Henry Cabot Lodge, who died last Wednesday at 82, offers a good illustration of the way families and history are engaged. His grandfather, Henry Cabot Sr., successfully led the bitter Senate fight against American membership in the League of Nations. But the younger Lodge served as U.S. ambassador to the United Nations in the flood tide of American leadership during the 1950s.
"The ideal of a provincial nation has given way to the realization that we have become the world's greatest power," he once said. "World War II first taught us the value of collective security." Of course, World War I ought to have taught us that lesson, but the lesson didn't take, and Woodrow Wilson wasn't really the man to make it stick.
But that's another matter. The life of Henry Cabot Lodge offers an interesting paradigm of our nation's rise to power. As obituary writers have been careful to note, Lodge was an aristocrat--he even looked the part--and not just any sort of aristocrat, but a Boston Brahmin. Yet it has been Boston's misfortune over the years to watch American history largely pass it by: The intellectual cradle of the Republic, the capital of the abolitionist movement, has slowly settled into a kind of provincial, and to some degree cultural, isolation.
George Santayana recognized this 80 years ago when he reminded his colleagues on the Harvard faculty: "The smoke of trade and battle/Cannot quite be banished hence,/And the air-line to Seattle/Whizzes just behind the fence. "
Lodge might have retreated some genteel distance from the dust and roar of public life, but he did not. Indeed, he waded into it, as a newspaperman, state legislator, three-term U.S. Senator, soldier, diplomat and vice-presidential candidate. He sacrificed his Senate seat once to fight gallantly in World War II, and again in 1952 to put Dwight D. Eisenhower in the White House.
This is, perhaps, what is meant by noblesse oblige : The precept that puts civic responsibility before personal reward. Lodge's private satisfactions were his public duties. He welcomed his country's new status in the world.
He was not so much an architect of American power, however, as its instrument, and it is not for nothing that he never held an administrative post of any consequence. Of course, this is the customary lot of the patrician in a democracy: born to serve but not necessarily to lead. The sturdy, virtuous Lodge--sleek, commanding, articulate--was the ideal representative of those principles that we like to think govern our national life. His heredity was his calling card, but it was also his greatest asset.
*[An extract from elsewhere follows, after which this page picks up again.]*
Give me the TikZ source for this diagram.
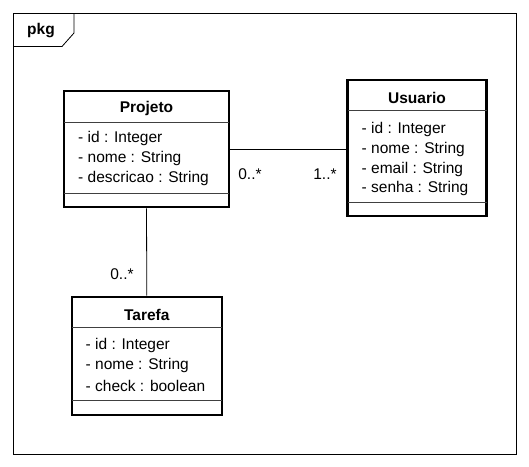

In America an aristocrat can be a good soldier, too.
To be sure, such discipline has its liabilities, and the dual careers of Lodge and John F. Kennedy constitute a mini-drama of American politics. It was Kennedy, the Boston Irish Catholic, who unseated Lodge from the Senate in 1952; and it was Kennedy who defeated Lodge's running mate, Richard M. Nixon, for the presidency in 1960.
Yet it was also Kennedy who turned to Lodge at that pivotal moment in 1963 when the United States committed itself to the defense of South Vietnam. And it was Kennedy's Democratic successor, Lyndon B. Johnson, who used Lodge at a later, more critical, stage of American involvement.
I say "used" advisedly. Lodge's account of the conflict in 1966 between his secret diplomatic efforts for negotiation and the intensified bombing of North Vietnam make lamentable reading. Were those efforts uncoordinated, or did Johnson misuse the services of a distinguished citizen? It is difficult to say. It is reasonable to suppose, however, that if Lodge's instincts had governed Johnson's actions, the Vietnam War might have had a very different (and far happier) ending.
For that matter, the consensus that once governed American foreign policy might be in better repair than it is today. Lodge was part of that consensus, and served it faithfully, long after it had ceased to earn his allegiance.
He was a relic in the sense that the tradition he represented does not dominate American public life, nor has it for some time. The elite from which he sprang is an elite in name only, and our historic sources of national leadership--whether in commerce, education, the clergy, press or politics--remain scattered and uncertain. Santayana had this in mind when he saw the "air-line" to Seattle. Leaders aren't always sure what they want, or what the country needs, and those who serve, like Lodge, can only stand and wait.
Clearly, it was idealism as much as tradition that pushed Lodge into a life of public service, and in his old age he could look back with satisfaction on many accomplishments. But disappointed idealism can turn to bitterness, and there is in his career an element of promise unfulfilled, potential not fully realized. It is a measure of Lodge's character that such feelings never interfered with his sense of where his duty lay, and his determination to do it.